Thursday, January 8, 2009

Book Review: The Post-American World


I picked up this book ("The Post-American World") on a whim. I was traveling home from Dallas and wanted a book on tape. I went to Half Price in hopes of finding one of Obama's two books in audio format so I could learn a little bit about our new president. But they were out of stock. So, I grabbed this after I recognized the author, Fareed Zakaria.

Zakaria hosts a weekly show on CNN that I Tivo called "GPS: Global Public Square". It is always such a fascinating insight into what's happening in the rest of the world and how it all interplays and affects the world as a whole, not just America. He covers news stories and global trends like no one else on American news stations. He is an Indian immigrant in the US and is flat out brilliant. I ended up even giving this book to my dad and my friend Joey for Christmas before I even finished it.

It was a great read... not a light or easy read, but TRULY FASCINATING to dig a little deeper into the post-american world. And it wasn't wholly negative about the U.S., it just focused on the development of the rest of the world. Really cool slant. If you have the same fascination as I do about global events and the multi-cultural world in which we now live, I highly recommend it!

From the Barnes & Noble website, here is the blurb about the book... the publishers describe it far better than I could:

A Prophetic Assessment of America's Changing Place
in an Increasingly Global Age

For Fareed Zakaria, the great story of our times is not the decline of America but rather the rise of everyone else—the growth of countries such as China, India, Brazil, Russia, South Africa, Kenya, and many, many more. This economic growth is generating a new global landscape where power is shifting and wealth and innovation are bubbling up in unexpected places. It's also producing political confidence and national pride. As these trends continue, the push of globalization will increasingly be joined by the pull of nationalism—a tension that is likely to define the next decades.

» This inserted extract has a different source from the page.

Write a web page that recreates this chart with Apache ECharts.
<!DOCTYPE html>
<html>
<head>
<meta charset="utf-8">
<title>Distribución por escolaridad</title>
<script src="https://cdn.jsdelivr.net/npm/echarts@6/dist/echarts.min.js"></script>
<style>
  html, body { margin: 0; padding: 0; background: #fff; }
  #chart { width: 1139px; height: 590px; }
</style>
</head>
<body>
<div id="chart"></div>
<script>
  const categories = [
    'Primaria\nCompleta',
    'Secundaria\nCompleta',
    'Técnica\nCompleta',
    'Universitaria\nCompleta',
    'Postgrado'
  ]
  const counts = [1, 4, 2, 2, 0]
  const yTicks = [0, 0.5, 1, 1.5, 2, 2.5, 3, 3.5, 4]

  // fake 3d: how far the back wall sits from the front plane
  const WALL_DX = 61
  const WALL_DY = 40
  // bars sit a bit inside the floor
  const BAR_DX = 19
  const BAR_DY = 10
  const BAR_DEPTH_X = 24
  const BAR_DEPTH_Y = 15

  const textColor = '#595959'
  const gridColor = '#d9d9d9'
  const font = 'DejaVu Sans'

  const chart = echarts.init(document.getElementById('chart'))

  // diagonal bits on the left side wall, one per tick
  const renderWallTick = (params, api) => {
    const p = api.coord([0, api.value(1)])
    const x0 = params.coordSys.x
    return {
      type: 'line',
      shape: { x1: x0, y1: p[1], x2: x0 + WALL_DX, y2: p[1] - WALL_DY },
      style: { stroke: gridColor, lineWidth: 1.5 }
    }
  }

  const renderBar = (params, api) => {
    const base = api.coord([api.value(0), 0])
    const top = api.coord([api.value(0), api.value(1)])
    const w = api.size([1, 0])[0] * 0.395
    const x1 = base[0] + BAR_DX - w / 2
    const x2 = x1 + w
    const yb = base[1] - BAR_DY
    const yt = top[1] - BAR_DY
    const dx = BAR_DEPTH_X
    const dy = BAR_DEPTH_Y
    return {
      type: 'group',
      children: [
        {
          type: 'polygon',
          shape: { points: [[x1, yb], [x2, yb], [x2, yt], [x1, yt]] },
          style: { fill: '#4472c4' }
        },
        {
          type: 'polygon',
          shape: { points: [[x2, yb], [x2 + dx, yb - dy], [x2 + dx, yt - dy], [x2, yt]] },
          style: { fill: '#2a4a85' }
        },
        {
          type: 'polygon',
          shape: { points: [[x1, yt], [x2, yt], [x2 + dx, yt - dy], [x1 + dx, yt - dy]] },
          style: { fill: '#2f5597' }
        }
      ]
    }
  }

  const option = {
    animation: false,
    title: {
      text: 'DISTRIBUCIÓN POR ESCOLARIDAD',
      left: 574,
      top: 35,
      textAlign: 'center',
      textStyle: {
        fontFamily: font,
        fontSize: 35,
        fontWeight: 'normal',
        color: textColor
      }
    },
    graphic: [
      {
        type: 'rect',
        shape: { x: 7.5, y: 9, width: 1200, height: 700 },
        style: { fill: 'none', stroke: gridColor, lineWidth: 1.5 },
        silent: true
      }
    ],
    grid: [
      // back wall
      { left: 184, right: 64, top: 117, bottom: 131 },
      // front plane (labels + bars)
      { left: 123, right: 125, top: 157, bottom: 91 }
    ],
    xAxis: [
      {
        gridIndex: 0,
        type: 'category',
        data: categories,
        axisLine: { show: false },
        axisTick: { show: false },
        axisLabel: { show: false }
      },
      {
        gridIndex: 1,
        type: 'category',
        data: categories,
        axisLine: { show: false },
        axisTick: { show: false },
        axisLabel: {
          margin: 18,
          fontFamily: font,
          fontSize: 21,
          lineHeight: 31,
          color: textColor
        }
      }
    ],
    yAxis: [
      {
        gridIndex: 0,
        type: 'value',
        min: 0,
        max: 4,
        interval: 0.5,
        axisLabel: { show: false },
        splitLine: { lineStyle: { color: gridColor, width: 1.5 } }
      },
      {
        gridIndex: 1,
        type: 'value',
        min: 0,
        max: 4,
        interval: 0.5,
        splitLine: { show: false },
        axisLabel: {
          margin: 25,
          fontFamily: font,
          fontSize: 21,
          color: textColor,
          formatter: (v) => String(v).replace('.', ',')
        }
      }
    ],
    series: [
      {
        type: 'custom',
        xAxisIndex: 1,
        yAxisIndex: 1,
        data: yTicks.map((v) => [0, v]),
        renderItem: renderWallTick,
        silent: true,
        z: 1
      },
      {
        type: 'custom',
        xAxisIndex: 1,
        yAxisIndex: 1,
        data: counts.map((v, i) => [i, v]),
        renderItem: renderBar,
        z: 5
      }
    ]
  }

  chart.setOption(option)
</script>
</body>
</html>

With his customary lucidity, insight, and imagination, Zakaria draws on lessons from the two great power shifts of the past five hundred years—the rise of the Western world and the rise of the United States—to tell us what we can expect from the third shift, the "rise of the rest." Washington must begin a serious transformation of global strategy and seek to share power, create coalitions, build legitimacy, and define the global agenda. None of this will be easy for the greatest power the world has ever known—the only power that for so long has really mattered. But all that is changing now. The future we face is the post-American world.